Saturday, July 16, 2011

Phil Remington, last of the soup to nuts mechanics

After serving as a B-24 flight engineer in the South Pacific, Remington returned home after World War II and headed straight to the dry lakes of California. With an ultra-modified Model A fitted with a flathead V8 Ford, he set a class record by running 136 mph and change at El Mirage.

When West Coast hot rodders started tearing up the dry lakes before World War II, he was there. When Sterling Edwards won the first bonafide sports car race staged on the West Coast after the war, he was there. When Lance Reventlow ran the first American Formula One car at Monte Carlo, he was there. When Carroll Shelby's Cobras crushed all comers from Riverside to Daytona, he was there. When John Holman and Ralph Moody were dominating the Southern stock car scene, he was there. And when Dan Gurney's All American Racers finally won Indianapolis 500, Phil Remington was there.
As director of research and development at Shelby American, Remington was responsible for hundreds of modifications to the all-conquering Ford GT40s, Mark IIs and Mark IVs.
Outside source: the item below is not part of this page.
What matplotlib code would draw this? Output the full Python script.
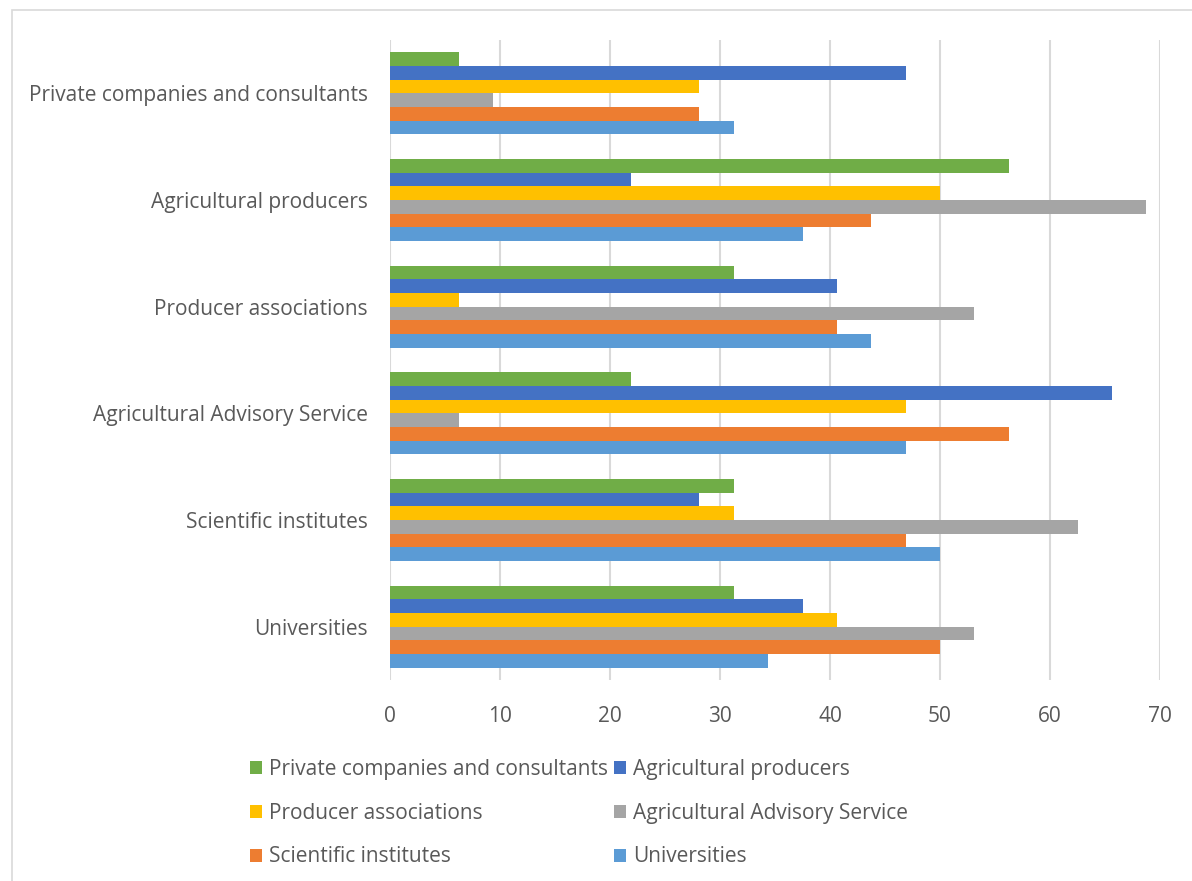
import matplotlib.pyplot as plt
import matplotlib.patches as mpatches
import numpy as np

plt.rcParams['font.family'] = ['Open Sans', 'DejaVu Sans']

# categories, bottom to top (as Excel draws them)
categories = ['Universities', 'Scientific institutes', 'Agricultural Advisory Service',
              'Producer associations', 'Agricultural producers',
              'Private companies and consultants']

# series values (%), one entry per category above
universities = [34.375, 50.0, 46.875, 43.75, 37.5, 31.25]
scientific = [50.0, 46.875, 56.25, 40.625, 43.75, 28.125]
advisory = [53.125, 62.5, 6.25, 53.125, 68.75, 9.375]
associations = [40.625, 31.25, 46.875, 6.25, 50.0, 28.125]
producers = [37.5, 28.125, 65.625, 40.625, 21.875, 46.875]
private = [31.25, 31.25, 21.875, 31.25, 56.25, 6.25]

series = [
    ('Universities', universities, '#5B9BD5'),
    ('Scientific institutes', scientific, '#ED7D31'),
    ('Agricultural Advisory Service', advisory, '#A5A5A5'),
    ('Producer associations', associations, '#FFC000'),
    ('Agricultural producers', producers, '#4472C4'),
    ('Private companies and consultants', private, '#70AD47'),
]
x_ticks = [0, 10, 20, 30, 40, 50, 60, 70]

text_col = '#595959'

fig = plt.figure(figsize=(11.92, 8.81), dpi=100)
ax = fig.add_axes([0.3272, 0.2282, 0.646, 0.7264])

# chart area border
fig.patches.append(mpatches.Rectangle((12 / 1192, -0.1), 1.2, 1 - 10 / 881 + 0.1,
                                      transform=fig.transFigure, fill=False,
                                      edgecolor='#D9D9D9', linewidth=1.2))

y = np.arange(len(categories))
h = 0.128
n = len(series)
for i, (name, vals, col) in enumerate(series):
    offset = (i - (n - 1) / 2) * h
    ax.barh(y + offset, vals, height=h, color=col, label=name, zorder=3)

ax.set_xlim(0, 70)
ax.set_ylim(-0.5, 5.5)
ax.set_xticks(x_ticks)
ax.set_yticks(y)
ax.set_yticklabels(categories)
ax.grid(axis='x', color='#D9D9D9', linewidth=1.5, zorder=0)
for s in ax.spines.values():
    s.set_visible(False)
ax.tick_params(length=0, labelsize=15, colors=text_col)
ax.tick_params(axis='y', pad=16)
ax.tick_params(axis='x', pad=19)

handles, labels = ax.get_legend_handles_labels()
hmap = dict(zip(labels, handles))
order = ['Private companies and consultants', 'Producer associations', 'Scientific institutes',
         'Agricultural producers', 'Agricultural Advisory Service', 'Universities']
leg = fig.legend([hmap[k] for k in order], order, ncol=2, loc='upper left',
                 bbox_to_anchor=(233 / 1192, 1 - 742 / 881), frameon=False,
                 fontsize=15, handlelength=0.6, handleheight=0.6, handletextpad=0.35,
                 columnspacing=0.25, labelspacing=1.1, borderpad=0.3)
for t in leg.get_texts():
    t.set_color(text_col)

fig.savefig('out.png', dpi=100)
On the sketches for these fixes, there used to be a legend: " Draftsman: Remington. Designer: Remington. Engineer: Remington. Approved: Remington." Just call him the last of the soup-to-nuts mechanics.
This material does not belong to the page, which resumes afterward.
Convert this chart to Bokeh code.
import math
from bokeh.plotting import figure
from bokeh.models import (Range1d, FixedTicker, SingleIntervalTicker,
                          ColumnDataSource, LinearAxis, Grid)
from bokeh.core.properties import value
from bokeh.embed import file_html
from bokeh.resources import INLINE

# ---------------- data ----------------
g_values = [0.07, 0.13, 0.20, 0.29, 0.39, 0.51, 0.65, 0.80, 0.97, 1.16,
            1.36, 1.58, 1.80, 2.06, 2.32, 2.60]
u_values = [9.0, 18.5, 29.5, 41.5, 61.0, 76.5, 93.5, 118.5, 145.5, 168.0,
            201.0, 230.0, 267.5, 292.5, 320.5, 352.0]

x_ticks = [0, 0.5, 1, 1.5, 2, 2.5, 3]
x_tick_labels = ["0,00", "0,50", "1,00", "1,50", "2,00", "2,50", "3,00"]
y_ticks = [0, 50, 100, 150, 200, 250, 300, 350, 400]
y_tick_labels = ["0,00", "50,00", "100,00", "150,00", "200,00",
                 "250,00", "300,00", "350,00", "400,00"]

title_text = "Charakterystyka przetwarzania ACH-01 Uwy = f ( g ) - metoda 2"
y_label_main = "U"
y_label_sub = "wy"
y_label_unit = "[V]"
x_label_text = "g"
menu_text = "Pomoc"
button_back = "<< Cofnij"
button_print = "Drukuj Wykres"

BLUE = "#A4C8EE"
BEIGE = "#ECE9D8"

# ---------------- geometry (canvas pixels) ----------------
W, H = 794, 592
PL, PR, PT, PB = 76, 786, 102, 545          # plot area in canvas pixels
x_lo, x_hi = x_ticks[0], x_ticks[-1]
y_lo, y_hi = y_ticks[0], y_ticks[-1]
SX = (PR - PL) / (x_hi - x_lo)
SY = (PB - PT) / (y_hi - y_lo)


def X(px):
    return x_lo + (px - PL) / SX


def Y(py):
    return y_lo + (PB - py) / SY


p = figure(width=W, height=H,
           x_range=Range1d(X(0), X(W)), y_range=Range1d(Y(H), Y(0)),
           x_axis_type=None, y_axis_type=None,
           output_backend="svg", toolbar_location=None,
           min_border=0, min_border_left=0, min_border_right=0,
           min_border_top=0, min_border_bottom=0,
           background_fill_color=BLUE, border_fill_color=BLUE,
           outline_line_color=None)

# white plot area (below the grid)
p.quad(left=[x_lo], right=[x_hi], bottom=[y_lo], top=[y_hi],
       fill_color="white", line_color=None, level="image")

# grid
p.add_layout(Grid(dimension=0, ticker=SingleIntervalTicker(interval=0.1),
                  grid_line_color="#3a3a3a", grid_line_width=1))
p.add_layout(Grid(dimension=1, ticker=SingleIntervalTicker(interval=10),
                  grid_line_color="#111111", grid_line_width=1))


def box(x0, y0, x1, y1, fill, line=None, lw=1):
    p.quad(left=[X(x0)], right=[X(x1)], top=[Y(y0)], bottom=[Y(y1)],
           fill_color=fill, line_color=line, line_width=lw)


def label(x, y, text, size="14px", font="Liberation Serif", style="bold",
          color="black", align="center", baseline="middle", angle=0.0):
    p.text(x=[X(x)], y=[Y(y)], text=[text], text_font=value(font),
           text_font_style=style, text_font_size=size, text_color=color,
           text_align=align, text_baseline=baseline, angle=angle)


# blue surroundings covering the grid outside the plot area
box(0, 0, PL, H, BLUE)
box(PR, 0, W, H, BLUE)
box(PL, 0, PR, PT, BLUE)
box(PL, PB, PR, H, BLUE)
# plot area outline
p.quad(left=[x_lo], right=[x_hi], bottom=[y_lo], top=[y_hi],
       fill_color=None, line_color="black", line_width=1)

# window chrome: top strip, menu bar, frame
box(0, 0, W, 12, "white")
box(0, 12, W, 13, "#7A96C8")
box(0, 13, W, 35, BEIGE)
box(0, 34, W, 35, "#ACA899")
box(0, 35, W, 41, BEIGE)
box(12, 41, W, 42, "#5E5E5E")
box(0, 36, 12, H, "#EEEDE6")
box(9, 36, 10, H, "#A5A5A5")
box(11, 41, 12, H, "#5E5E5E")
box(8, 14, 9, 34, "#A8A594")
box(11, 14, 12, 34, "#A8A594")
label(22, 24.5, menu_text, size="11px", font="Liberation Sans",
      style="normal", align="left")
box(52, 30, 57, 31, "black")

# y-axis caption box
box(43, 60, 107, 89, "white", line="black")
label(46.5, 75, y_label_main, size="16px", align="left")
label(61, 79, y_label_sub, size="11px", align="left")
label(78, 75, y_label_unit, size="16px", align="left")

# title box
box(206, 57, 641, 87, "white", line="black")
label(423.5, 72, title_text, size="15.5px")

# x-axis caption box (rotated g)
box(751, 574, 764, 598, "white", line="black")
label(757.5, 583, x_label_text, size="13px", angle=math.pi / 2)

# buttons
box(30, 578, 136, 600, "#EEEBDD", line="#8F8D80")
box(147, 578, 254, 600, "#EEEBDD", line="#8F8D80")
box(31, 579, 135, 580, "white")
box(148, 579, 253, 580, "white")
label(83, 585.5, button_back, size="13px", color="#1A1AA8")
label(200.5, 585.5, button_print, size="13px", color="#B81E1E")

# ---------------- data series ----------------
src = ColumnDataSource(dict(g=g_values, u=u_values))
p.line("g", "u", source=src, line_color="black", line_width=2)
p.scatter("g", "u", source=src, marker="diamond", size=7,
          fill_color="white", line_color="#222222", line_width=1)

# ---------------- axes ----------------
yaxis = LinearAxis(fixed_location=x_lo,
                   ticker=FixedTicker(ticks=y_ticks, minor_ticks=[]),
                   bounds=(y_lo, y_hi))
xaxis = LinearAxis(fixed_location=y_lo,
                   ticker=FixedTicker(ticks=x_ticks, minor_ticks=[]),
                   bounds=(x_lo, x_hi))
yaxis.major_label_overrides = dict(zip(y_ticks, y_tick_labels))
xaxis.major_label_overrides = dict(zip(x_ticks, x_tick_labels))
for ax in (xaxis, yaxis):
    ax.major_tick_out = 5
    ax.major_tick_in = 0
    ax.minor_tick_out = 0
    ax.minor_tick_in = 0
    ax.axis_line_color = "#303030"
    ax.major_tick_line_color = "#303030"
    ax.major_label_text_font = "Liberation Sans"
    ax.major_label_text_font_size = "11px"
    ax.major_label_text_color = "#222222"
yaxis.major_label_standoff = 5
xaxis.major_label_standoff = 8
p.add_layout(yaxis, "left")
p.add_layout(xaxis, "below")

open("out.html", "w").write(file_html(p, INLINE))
As soon as the Scarab operation folded in 1962, for instance, Remington landed on his feet with the Cobra program. In fact, when Shelby started leasing shop space in Venice from Reventlow, Remington more or less went with the building. As he puts it, "I just changed payrolls, I guess you could say." A few weeks later, when Billy Krause broke a rear hub carrier while leading at race at Riverside in the Cobra's maiden race, Remington was the guy who picked up some forging blanks from his friend Ted Halibrand and made a set of new ones. These served as the prototypes for all future rear hub carriers which, by the way, never broke again.